* TASK TO CARRY OUT *
Output the first line of the listing and each line after it, up to and including the line that contains "(522.3,138.3) -- cycle;", exactly as written, minus the pictures.

* GIVEN MATERIAL *
____
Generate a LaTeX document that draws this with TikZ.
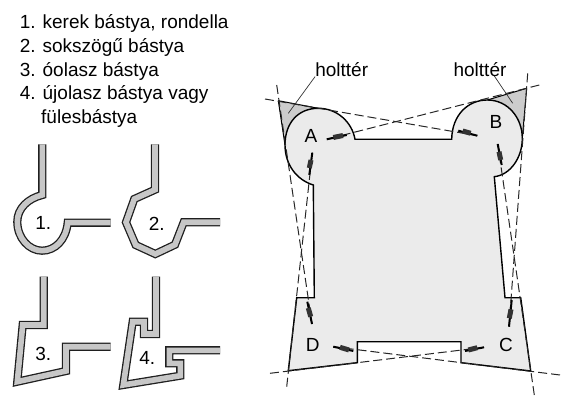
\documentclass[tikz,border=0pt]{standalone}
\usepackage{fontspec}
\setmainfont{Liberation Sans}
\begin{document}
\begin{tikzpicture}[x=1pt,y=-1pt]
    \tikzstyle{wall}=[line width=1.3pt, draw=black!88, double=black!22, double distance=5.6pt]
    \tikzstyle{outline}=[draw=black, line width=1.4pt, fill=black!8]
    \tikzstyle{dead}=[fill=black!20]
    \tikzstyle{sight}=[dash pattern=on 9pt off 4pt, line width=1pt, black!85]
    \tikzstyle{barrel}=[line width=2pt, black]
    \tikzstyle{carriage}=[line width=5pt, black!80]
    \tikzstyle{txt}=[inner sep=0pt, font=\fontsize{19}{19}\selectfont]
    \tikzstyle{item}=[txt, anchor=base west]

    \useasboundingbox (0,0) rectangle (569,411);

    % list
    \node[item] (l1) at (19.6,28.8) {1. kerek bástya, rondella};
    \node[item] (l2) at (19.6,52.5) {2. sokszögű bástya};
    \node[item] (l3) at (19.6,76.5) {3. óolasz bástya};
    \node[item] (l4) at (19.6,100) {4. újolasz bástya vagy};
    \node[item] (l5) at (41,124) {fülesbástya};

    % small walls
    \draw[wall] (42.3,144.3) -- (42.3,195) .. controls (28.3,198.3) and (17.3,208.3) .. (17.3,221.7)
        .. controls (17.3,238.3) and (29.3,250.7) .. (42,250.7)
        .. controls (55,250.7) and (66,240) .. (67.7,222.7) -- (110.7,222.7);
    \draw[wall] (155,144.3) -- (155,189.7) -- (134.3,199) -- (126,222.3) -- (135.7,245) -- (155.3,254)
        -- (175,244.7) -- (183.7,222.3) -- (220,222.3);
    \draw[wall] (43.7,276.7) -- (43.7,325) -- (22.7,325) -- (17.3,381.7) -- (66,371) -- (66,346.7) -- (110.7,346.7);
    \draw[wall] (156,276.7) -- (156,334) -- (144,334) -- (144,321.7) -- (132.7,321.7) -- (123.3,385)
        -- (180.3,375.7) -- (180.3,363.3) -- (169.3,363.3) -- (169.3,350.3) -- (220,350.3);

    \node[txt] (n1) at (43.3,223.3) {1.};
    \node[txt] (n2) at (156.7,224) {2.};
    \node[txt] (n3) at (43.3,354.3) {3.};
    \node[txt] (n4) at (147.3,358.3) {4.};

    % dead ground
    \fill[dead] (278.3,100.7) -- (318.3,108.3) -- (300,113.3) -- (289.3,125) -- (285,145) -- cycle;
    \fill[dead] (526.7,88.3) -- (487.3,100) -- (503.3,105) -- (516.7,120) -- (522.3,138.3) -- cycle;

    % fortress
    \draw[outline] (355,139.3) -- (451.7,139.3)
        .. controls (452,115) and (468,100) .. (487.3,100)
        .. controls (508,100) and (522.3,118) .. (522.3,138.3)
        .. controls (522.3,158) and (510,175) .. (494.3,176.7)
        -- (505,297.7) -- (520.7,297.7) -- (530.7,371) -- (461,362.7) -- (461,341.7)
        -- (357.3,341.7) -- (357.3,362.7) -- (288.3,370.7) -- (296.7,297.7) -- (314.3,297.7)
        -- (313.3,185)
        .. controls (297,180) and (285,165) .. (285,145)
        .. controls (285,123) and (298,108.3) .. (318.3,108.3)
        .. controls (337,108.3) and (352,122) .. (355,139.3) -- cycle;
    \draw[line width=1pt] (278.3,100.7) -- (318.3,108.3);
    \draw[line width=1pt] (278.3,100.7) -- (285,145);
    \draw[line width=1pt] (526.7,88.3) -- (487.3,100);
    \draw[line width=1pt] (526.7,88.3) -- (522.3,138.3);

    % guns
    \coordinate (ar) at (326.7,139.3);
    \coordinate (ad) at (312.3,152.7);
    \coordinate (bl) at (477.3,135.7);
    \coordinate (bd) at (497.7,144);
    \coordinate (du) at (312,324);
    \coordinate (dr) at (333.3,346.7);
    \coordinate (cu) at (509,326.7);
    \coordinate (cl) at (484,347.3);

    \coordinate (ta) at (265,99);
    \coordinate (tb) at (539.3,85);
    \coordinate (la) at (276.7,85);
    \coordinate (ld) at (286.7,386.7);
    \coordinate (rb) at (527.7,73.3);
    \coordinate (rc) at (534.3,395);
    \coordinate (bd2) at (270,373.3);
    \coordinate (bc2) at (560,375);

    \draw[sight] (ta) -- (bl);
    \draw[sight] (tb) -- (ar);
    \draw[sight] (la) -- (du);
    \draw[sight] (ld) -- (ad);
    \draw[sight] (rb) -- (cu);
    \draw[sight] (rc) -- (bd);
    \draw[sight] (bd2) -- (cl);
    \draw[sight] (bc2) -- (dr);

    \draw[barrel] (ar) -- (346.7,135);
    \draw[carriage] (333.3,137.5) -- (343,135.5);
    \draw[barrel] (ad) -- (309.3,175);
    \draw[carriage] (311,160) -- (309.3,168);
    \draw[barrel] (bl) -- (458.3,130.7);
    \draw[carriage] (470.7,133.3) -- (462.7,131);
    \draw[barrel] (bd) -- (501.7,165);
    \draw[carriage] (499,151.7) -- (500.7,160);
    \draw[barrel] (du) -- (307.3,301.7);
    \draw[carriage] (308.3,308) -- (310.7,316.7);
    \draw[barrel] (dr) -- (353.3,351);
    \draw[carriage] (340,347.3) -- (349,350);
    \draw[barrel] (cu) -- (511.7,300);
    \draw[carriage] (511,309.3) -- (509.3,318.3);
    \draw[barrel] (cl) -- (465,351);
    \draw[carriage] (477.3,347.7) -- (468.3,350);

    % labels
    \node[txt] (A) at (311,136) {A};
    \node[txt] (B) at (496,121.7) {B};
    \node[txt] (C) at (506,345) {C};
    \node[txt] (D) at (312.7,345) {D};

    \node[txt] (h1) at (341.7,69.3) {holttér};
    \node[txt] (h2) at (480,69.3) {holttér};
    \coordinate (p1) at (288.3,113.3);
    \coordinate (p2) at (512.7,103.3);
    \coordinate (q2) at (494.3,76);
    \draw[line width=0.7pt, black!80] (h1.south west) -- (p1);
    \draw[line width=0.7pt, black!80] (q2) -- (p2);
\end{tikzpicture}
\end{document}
____
* OUTPUT OF THE TASK *
Generate a LaTeX document that draws this with TikZ.
\documentclass[tikz,border=0pt]{standalone}
\usepackage{fontspec}
\setmainfont{Liberation Sans}
\begin{document}
\begin{tikzpicture}[x=1pt,y=-1pt]
    \tikzstyle{wall}=[line width=1.3pt, draw=black!88, double=black!22, double distance=5.6pt]
    \tikzstyle{outline}=[draw=black, line width=1.4pt, fill=black!8]
    \tikzstyle{dead}=[fill=black!20]
    \tikzstyle{sight}=[dash pattern=on 9pt off 4pt, line width=1pt, black!85]
    \tikzstyle{barrel}=[line width=2pt, black]
    \tikzstyle{carriage}=[line width=5pt, black!80]
    \tikzstyle{txt}=[inner sep=0pt, font=\fontsize{19}{19}\selectfont]
    \tikzstyle{item}=[txt, anchor=base west]

    \useasboundingbox (0,0) rectangle (569,411);

    % list
    \node[item] (l1) at (19.6,28.8) {1. kerek bástya, rondella};
    \node[item] (l2) at (19.6,52.5) {2. sokszögű bástya};
    \node[item] (l3) at (19.6,76.5) {3. óolasz bástya};
    \node[item] (l4) at (19.6,100) {4. újolasz bástya vagy};
    \node[item] (l5) at (41,124) {fülesbástya};

    % small walls
    \draw[wall] (42.3,144.3) -- (42.3,195) .. controls (28.3,198.3) and (17.3,208.3) .. (17.3,221.7)
        .. controls (17.3,238.3) and (29.3,250.7) .. (42,250.7)
        .. controls (55,250.7) and (66,240) .. (67.7,222.7) -- (110.7,222.7);
    \draw[wall] (155,144.3) -- (155,189.7) -- (134.3,199) -- (126,222.3) -- (135.7,245) -- (155.3,254)
        -- (175,244.7) -- (183.7,222.3) -- (220,222.3);
    \draw[wall] (43.7,276.7) -- (43.7,325) -- (22.7,325) -- (17.3,381.7) -- (66,371) -- (66,346.7) -- (110.7,346.7);
    \draw[wall] (156,276.7) -- (156,334) -- (144,334) -- (144,321.7) -- (132.7,321.7) -- (123.3,385)
        -- (180.3,375.7) -- (180.3,363.3) -- (169.3,363.3) -- (169.3,350.3) -- (220,350.3);

    \node[txt] (n1) at (43.3,223.3) {1.};
    \node[txt] (n2) at (156.7,224) {2.};
    \node[txt] (n3) at (43.3,354.3) {3.};
    \node[txt] (n4) at (147.3,358.3) {4.};

    % dead ground
    \fill[dead] (278.3,100.7) -- (318.3,108.3) -- (300,113.3) -- (289.3,125) -- (285,145) -- cycle;
    \fill[dead] (526.7,88.3) -- (487.3,100) -- (503.3,105) -- (516.7,120) -- (522.3,138.3) -- cycle;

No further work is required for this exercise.